Vor allem gerechter soll es werden
Mexikos neu gewählter Linkspräsident will ökonomische Perspektiven für die Jugend und den abgehängten Süden des Landes schaffen. Die Wirtschaftselite quittiert die Ankündigungen mit Zustimmung.
MEXIKO-STADT. Ein Land wählt links, und die Finanzmärkte jubeln. Für Mexiko, die zweitgrößte Volkswirtschaft Lateinamerikas, hat dieser sonst seltene Satz eine Woche nach der Wahl von Andrés Manuel López Obrador („AMLO“) historische Gültigkeit. Keine Kapitalflucht, kein taumelnder Peso, keine roten Zahlen am Börsenbarometer IPC. Mexikos Finanz- und Wirtschaftswelt hat den Sieg des 64-Jährigen am 1. Juli und vor allem seine schnellen Botschaften einer wirtschaftlichen Kontinuität mit großer Beruhigung aufgenommen.
Der Präsident sagt Vorsicht in Sachen Finanzen zu, garantiert die Unabhängigkeit der Zentralbank und lässt den Unternehmern freie Hand. Zudem will er einen neuen Ansatz suchen, um die Kriminalität im Lande zu bekämpfen. Dies waren Signale, mit denen die Märkte und Experten vor der Wahl nicht gerechnet hatten. Die Opposition hatte versucht, den Linkspolitiker als einen Nationalisten und Populisten darzustellen, der Mexiko nach dem Vorbild Venezuelas in ein autoritäres, staatsdirigistisches Land umwandeln wolle. Diese Befürchtungen sind vorerst vom Tisch.
Auch beim Kampf gegen das organisierte Verbrechen machte López Obrador erste Ankündigungen. Von Mitte Juli an will er mit in- und ausländischen Experten das „mexikanische Rezept“zur Eindämmung der Gewalt beraten, der pro Jahr 30.000 Menschen zum Opfer fallen.
Die mexikanischen Unternehmer haben schnell von Widerstand während des Wahlkampfs auf Kooperation mit López Obrador umgeschaltet. „AMLO“traf sich gleich an den beiden Tagen nach der Wahl mit dem Unternehmerverband CCE und dem scheidenden Präsidenten Enrique Peña Nieto, um sich über die Perspektiven der Neuverhandlung der Nordamerikanischen Freihandelszone (NAFTA) mit den USA und Kanada zu informieren. López Obrador hat offenbar kein Interesse daran, die Gespräche zu beenden oder die mexikanische Verhandlungsposition zu modifizieren.
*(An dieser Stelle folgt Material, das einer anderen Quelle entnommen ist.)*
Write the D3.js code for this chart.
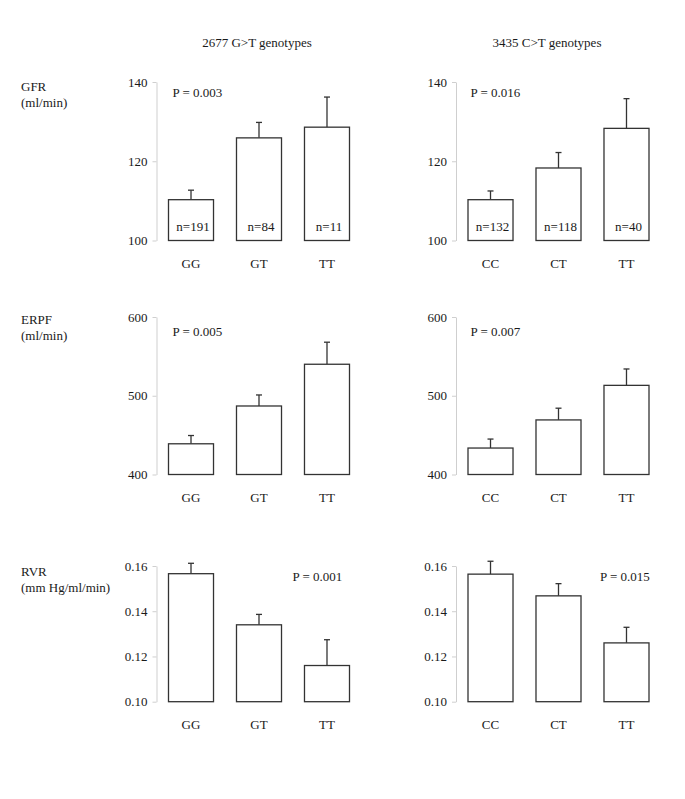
<!DOCTYPE html>
<html>
<head>
<meta charset="utf-8">
<script src="https://cdn.jsdelivr.net/npm/d3@7"></script>
<style>
  body { margin: 0; background: #fff; }
  svg { display: block; font-family: "Liberation Serif", "Times New Roman", serif; }
</style>
</head>
<body>
<svg id="chart" width="685" height="799"></svg>
<script>
// genotype groups
const cats2677 = ["GG", "GT", "TT"];
const cats3435 = ["CC", "CT", "TT"];

// GFR (ml/min) means and SE
const gfr2677 = [110.3, 125.9, 128.6];
const gfr2677Se = [2.4, 3.9, 7.6];
const gfr3435 = [110.3, 118.3, 128.3];
const gfr3435Se = [2.2, 3.9, 7.5];
const n2677 = ["n=191", "n=84", "n=11"];
const n3435 = ["n=132", "n=118", "n=40"];

// ERPF (ml/min)
const erpf2677 = [439, 487, 540];
const erpf2677Se = [10.5, 14, 28];
const erpf3435 = [433.6, 469.3, 513.2];
const erpf3435Se = [11.4, 14.9, 20.8];

// RVR (mm Hg/ml/min)
const rvr2677 = [0.1566, 0.134, 0.116];
const rvr2677Se = [0.0046, 0.0046, 0.0114];
const rvr3435 = [0.1564, 0.1468, 0.126];
const rvr3435Se = [0.0057, 0.0054, 0.0069];

const gfrTicks = [100, 120, 140];
const erpfTicks = [400, 500, 600];
const rvrTicks = [0.10, 0.12, 0.14, 0.16];

const svg = d3.select("#chart");
const ink = "#1a1a1a";

// column titles
svg.append("text").attr("x", 257).attr("y", 47).attr("text-anchor", "middle")
  .attr("font-size", 13).attr("fill", ink).text("2677 G>T genotypes");
svg.append("text").attr("x", 547).attr("y", 47).attr("text-anchor", "middle")
  .attr("font-size", 13).attr("fill", ink).text("3435 C>T genotypes");

const rows = [
  { top: 82, bottom: 240.5, label: ["GFR", "(ml/min)"], labelY: 91, ticks: gfrTicks, fmt: d3.format("d") },
  { top: 317, bottom: 474.5, label: ["ERPF", "(ml/min)"], labelY: 324, ticks: erpfTicks, fmt: d3.format("d") },
  { top: 566, bottom: 701.7, label: ["RVR", "(mm Hg/ml/min)"], labelY: 576, ticks: rvrTicks, fmt: d3.format(".2f") }
];

const panels = [
  { row: 0, axisX: 156.5, cats: cats2677, vals: gfr2677, se: gfr2677Se, n: n2677, p: "P = 0.003", px: 172.5, pdy: 15 },
  { row: 0, axisX: 456, cats: cats3435, vals: gfr3435, se: gfr3435Se, n: n3435, p: "P = 0.016", px: 470.5, pdy: 15 },
  { row: 1, axisX: 156.5, cats: cats2677, vals: erpf2677, se: erpf2677Se, p: "P = 0.005", px: 172.5, pdy: 19 },
  { row: 1, axisX: 456, cats: cats3435, vals: erpf3435, se: erpf3435Se, p: "P = 0.007", px: 470.5, pdy: 19 },
  { row: 2, axisX: 156.5, cats: cats2677, vals: rvr2677, se: rvr2677Se, p: "P = 0.001", px: 292.5, pdy: 15 },
  { row: 2, axisX: 456, cats: cats3435, vals: rvr3435, se: rvr3435Se, p: "P = 0.015", px: 600, pdy: 15 }
];

// row labels
rows.forEach(r => {
  const t = svg.append("text").attr("x", 21).attr("y", r.labelY)
    .attr("font-size", 13).attr("fill", ink);
  t.append("tspan").attr("x", 21).text(r.label[0]);
  t.append("tspan").attr("x", 21).attr("dy", 16).text(r.label[1]);
});

panels.forEach(pn => {
  const r = rows[pn.row];
  const g = svg.append("g").attr("transform", `translate(${pn.axisX},0)`);

  const y = d3.scaleLinear()
    .domain([r.ticks[0], r.ticks[r.ticks.length - 1]])
    .range([r.bottom, r.top]);
  const x = d3.scaleBand().domain(pn.cats)
    .range([12, 193]).paddingInner(0.338).paddingOuter(0);

  const ax = g.append("g").call(d3.axisLeft(y).tickValues(r.ticks).tickFormat(r.fmt)
    .tickSize(4).tickPadding(5).tickSizeOuter(0));
  ax.select(".domain").attr("stroke", "#cfcfcf");
  ax.selectAll(".tick line").attr("stroke", "#cfcfcf");
  ax.selectAll(".tick text").attr("font-size", 13).attr("fill", ink)
    .attr("font-family", "Liberation Serif, serif");

  const data = pn.cats.map((c, i) => ({ c, v: pn.vals[i], se: pn.se[i], n: pn.n ? pn.n[i] : null }));

  // error bars (drawn first, bar outline covers the stem base)
  const cx = d => x(d.c) + x.bandwidth() / 2;
  g.selectAll("line.err").data(data).join("line")
    .attr("x1", cx).attr("x2", cx)
    .attr("y1", d => y(d.v)).attr("y2", d => y(d.v + d.se))
    .attr("stroke", "#333").attr("stroke-width", 1.3);
  g.selectAll("line.cap").data(data).join("line")
    .attr("x1", d => cx(d) - 3).attr("x2", d => cx(d) + 3)
    .attr("y1", d => y(d.v + d.se)).attr("y2", d => y(d.v + d.se))
    .attr("stroke", "#333").attr("stroke-width", 1.3);

  g.selectAll("rect.bar").data(data).join("rect")
    .attr("x", d => x(d.c)).attr("width", x.bandwidth())
    .attr("y", d => y(d.v)).attr("height", d => y.range()[0] - y(d.v))
    .attr("fill", "#fff").attr("stroke", "#333").attr("stroke-width", 1.3);

  // category labels
  g.selectAll("text.cat").data(data).join("text")
    .attr("x", cx).attr("y", r.bottom + 27).attr("text-anchor", "middle")
    .attr("font-size", 13).attr("fill", ink).text(d => d.c);

  if (pn.n) {
    g.selectAll("text.n").data(data).join("text")
      .attr("x", d => cx(d) + 2).attr("y", r.bottom - 10).attr("text-anchor", "middle")
      .attr("font-size", 13).attr("fill", ink).text(d => d.n);
  }

  svg.append("text").attr("x", pn.px).attr("y", r.top + pn.pdy)
    .attr("font-size", 13).attr("fill", ink).text(pn.p);
});
</script>
</body>
</html>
López Obrador und seine Wirtschaftsberater vereinbarten mit den Unternehmern bereits konkrete Ziele. Gemeinsam soll ein duales Ausbildungsmodell entwickelt werden, das den mexikanischen Jugendlichen eine bessere Perspektive auf dem Arbeitsmarkt ermöglicht. Das war eines der zentralen Wahlversprechen von López Obrador. Zudem vereinbarten beide Seiten, ein Investitionsprogramm für den Süden Mexikos auszuarbeiten, wo der überwiegende Teil der armen und abgehängten Mexikaner lebt.
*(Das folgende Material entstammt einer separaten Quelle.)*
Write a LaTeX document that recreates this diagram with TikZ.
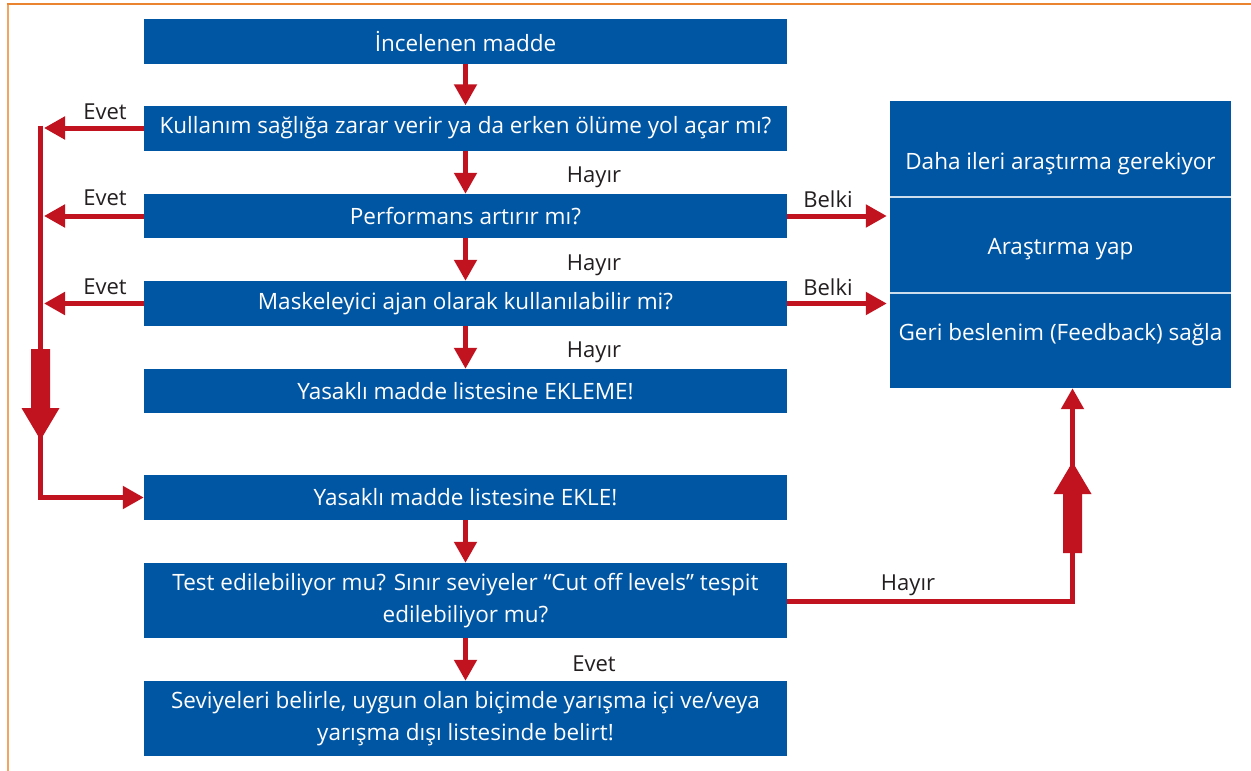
\documentclass[tikz,border=0pt]{standalone}
\usepackage{fontspec}
\setmainfont{Open Sans}
\usetikzlibrary{arrows.meta}
\definecolor{boxblue}{HTML}{0056A3}
\definecolor{arrred}{HTML}{C1121F}
\definecolor{frametop}{HTML}{EB8430}
\definecolor{frameleft}{HTML}{F2A560}
\definecolor{lbltext}{HTML}{231F20}
\begin{document}
\begin{tikzpicture}[x=1pt,y=-1pt,
  box/.style={fill=boxblue,text=white,minimum width=643pt,minimum height=45pt,inner sep=0pt,align=center,font=\fontsize{22.5}{32.5}\selectfont},
  rtext/.style={text=white,inner sep=0pt,font=\fontsize{22.5}{26}\selectfont},
  lbl/.style={text=lbltext,inner sep=0pt,font=\fontsize{22}{26}\selectfont},
  flow/.style={draw=arrred,line width=5pt,-{Triangle[width=22pt,length=21pt]}},
  bigarrow/.style={fill=arrred},
  sep/.style={draw=white!80!boxblue,line width=1.2pt}]
\useasboundingbox (0,0) rectangle (1251,771);
% frame
\draw[frameleft,line width=2pt] (7.5,771) -- (7.5,3.5);
\draw[frametop,line width=2pt] (6.5,3.5) -- (1251,3.5);
% main boxes
\node[box] (b1) at (465.5,41) {İncelenen madde};
\node[box] (b2) at (465.5,128) {Kullanım sağlığa zarar verir ya da erken ölüme yol açar mı?};
\node[box,minimum height=44pt] (b3) at (465.5,216) {Performans artırır mı?};
\node[box] (b4) at (465.5,303.5) {Maskeleyici ajan olarak kullanılabilir mi?};
\node[box,minimum height=44pt] (b5) at (465.5,391) {Yasaklı madde listesine EKLEME!};
\node[box] (b6) at (465.5,497.5) {Yasaklı madde listesine EKLE!};
\node[box,minimum height=75pt] (b7) at (465.5,600.5) {Test edilebiliyor mu? Sınır seviyeler “Cut off levels” tespit\\edilebiliyor mu?};
\node[box,minimum height=75pt] (b8) at (465.5,718.5) {Seviyeleri belirle, uygun olan biçimde yarışma içi ve/veya\\yarışma dışı listesinde belirt!};
% right box
\node[fill=boxblue,minimum width=341pt,minimum height=287pt,inner sep=0pt] (rb) at (1060.5,244.5) {};
\coordinate (s1) at (0,197);
\coordinate (s2) at (0,293);
\draw[sep] (rb.west |- s1) -- (rb.east |- s1);
\draw[sep] (rb.west |- s2) -- (rb.east |- s2);
\node[rtext] (t1) at (1060.5,163.5) {Daha ileri araştırma gerekiyor};
\node[rtext] (t2) at (1060.5,249.5) {Araştırma yap};
\node[rtext] (t3) at (1060.5,334.5) {Geri beslenim (Feedback) sağla};
% down arrows
\draw[flow] (b1) -- (b2);
\draw[flow] (b2) -- (b3);
\draw[flow] (b3) -- (b4);
\draw[flow] (b4) -- (b5);
\draw[flow] (b6) -- (b7);
\draw[flow] (b7) -- (b8);
% Evet arrows to the left
\coordinate (e2) at (44,128);
\coordinate (e3) at (44,216);
\coordinate (e4) at (44,303.5);
\draw[flow] (b2.west) -- (e2);
\draw[flow] (b3.west) -- (e3);
\draw[flow] (b4.west) -- (e4);
\coordinate (vtop) at (40.5,125.5);
\coordinate (vbot) at (40.5,497.5);
\draw[flow] (vtop) -- (vbot) -- (b6.west);
\fill[bigarrow] (31,349) -- (50,349) -- (50,408) -- (59.5,408) -- (40.5,440) -- (21.5,408) -- (31,408) -- cycle;
% Belki arrows
\draw[flow,shorten >=3pt] (b3.east) -- (b3.east -| rb.west);
\draw[flow,shorten >=3pt] (b4.east) -- (b4.east -| rb.west);
% Hayir to the right box
\coordinate (rc) at (1072.5,601);
\draw[flow] (b7.east |- rc) -- (rc) -- (rc |- rb.south);
\fill[bigarrow] (1063,553) -- (1082,553) -- (1082,494) -- (1091.5,494) -- (1072.5,462) -- (1053.5,494) -- (1063,494) -- cycle;
% labels
\node[lbl] (l1) at (105,112) {Evet};
\node[lbl] (l2) at (105,198) {Evet};
\node[lbl] (l3) at (105,287) {Evet};
\node[lbl] (l4) at (594,177) {Hayır};
\node[lbl] (l5) at (594,265) {Hayır};
\node[lbl] (l6) at (594,352) {Hayır};
\node[lbl] (l7) at (828,199) {Belki};
\node[lbl] (l8) at (828,287) {Belki};
\node[lbl] (l9) at (908,585) {Hayır};
\node[lbl] (l10) at (594,664) {Evet};
\end{tikzpicture}
\end{document}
Der künftige Präsident, der am 1. Dezember sein Amt antritt, will in unterschiedlichen Foren die Vorschläge von Organisationen der Zivilgesellschaft, Menschenrechtsaktivisten, Kirchenvertretern, Politikern und ausländischen Experten hören. Ziel solle es sein, hieß es in Mexiko-Stadt, eine Strategie zu erarbeiten, mit der das Militär im Laufe der kommenden drei Jahre von der Straße abgezogen und in die Kasernen zurückgeschickt werden kann. Seit 2006 obliegt den Soldaten in weiten Teilen Mexikos die Kriminalitätsbekämpfung.